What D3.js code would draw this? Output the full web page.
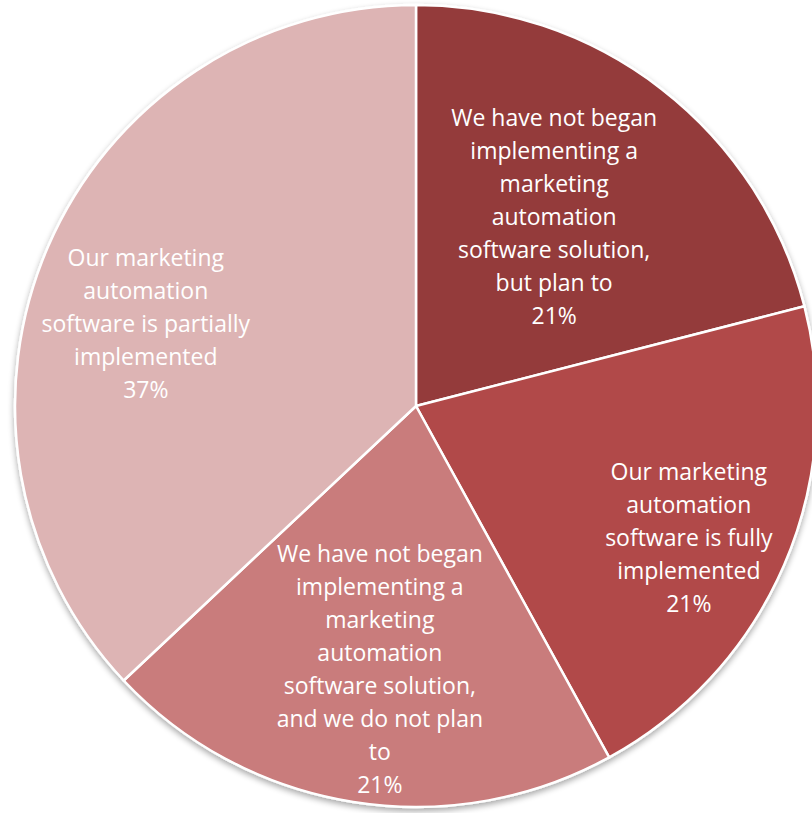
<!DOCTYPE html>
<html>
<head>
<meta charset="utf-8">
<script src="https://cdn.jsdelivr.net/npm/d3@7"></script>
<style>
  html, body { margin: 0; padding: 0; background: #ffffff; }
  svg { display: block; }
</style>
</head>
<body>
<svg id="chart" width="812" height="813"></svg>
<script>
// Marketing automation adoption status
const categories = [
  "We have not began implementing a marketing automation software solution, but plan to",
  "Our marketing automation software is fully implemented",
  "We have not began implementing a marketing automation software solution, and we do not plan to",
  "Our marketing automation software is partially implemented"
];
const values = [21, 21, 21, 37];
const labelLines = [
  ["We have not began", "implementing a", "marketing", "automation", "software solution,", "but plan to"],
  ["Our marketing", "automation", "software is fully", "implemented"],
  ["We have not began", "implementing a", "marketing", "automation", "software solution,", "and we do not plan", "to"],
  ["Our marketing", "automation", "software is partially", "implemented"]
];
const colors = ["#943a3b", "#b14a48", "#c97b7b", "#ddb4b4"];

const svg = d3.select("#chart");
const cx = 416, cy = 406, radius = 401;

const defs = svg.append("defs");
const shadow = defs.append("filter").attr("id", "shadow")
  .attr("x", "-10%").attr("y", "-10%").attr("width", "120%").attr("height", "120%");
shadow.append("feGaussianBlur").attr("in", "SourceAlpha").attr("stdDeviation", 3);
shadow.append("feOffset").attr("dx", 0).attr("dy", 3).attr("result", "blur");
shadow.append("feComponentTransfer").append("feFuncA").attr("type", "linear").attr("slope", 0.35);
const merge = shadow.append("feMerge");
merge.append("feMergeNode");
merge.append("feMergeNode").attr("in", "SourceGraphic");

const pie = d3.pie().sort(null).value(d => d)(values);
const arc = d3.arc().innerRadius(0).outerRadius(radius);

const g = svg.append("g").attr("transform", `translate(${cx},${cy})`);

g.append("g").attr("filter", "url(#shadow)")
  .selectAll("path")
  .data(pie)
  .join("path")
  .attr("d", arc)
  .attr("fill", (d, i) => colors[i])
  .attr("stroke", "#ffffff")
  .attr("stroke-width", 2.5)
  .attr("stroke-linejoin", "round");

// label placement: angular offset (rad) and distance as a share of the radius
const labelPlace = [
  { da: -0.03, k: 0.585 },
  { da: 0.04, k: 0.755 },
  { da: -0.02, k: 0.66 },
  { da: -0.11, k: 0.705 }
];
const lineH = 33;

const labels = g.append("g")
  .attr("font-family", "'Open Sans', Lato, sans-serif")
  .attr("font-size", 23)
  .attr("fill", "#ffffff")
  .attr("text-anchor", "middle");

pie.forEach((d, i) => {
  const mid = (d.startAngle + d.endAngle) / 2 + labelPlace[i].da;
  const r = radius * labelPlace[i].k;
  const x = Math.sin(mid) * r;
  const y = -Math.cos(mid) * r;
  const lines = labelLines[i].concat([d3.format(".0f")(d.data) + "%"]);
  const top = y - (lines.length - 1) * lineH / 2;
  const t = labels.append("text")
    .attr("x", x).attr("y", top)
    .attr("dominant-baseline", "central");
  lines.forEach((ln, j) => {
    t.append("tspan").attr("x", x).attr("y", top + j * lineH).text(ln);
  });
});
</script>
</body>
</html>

_TASK DESCRIPTION_
Leave out the pictures and repeat exactly the lines from the start of the material through the line that contains "const cx = 416, cy = 406, radius = 401;", both included.

_RESPONSE TO THE EXERCISE_
What D3.js code would draw this? Output the full web page.
<!DOCTYPE html>
<html>
<head>
<meta charset="utf-8">
<script src="https://cdn.jsdelivr.net/npm/d3@7"></script>
<style>
  html, body { margin: 0; padding: 0; background: #ffffff; }
  svg { display: block; }
</style>
</head>
<body>
<svg id="chart" width="812" height="813"></svg>
<script>
// Marketing automation adoption status
const categories = [
  "We have not began implementing a marketing automation software solution, but plan to",
  "Our marketing automation software is fully implemented",
  "We have not began implementing a marketing automation software solution, and we do not plan to",
  "Our marketing automation software is partially implemented"
];
const values = [21, 21, 21, 37];
const labelLines = [
  ["We have not began", "implementing a", "marketing", "automation", "software solution,", "but plan to"],
  ["Our marketing", "automation", "software is fully", "implemented"],
  ["We have not began", "implementing a", "marketing", "automation", "software solution,", "and we do not plan", "to"],
  ["Our marketing", "automation", "software is partially", "implemented"]
];
const colors = ["#943a3b", "#b14a48", "#c97b7b", "#ddb4b4"];

const svg = d3.select("#chart");
const cx = 416, cy = 406, radius = 401;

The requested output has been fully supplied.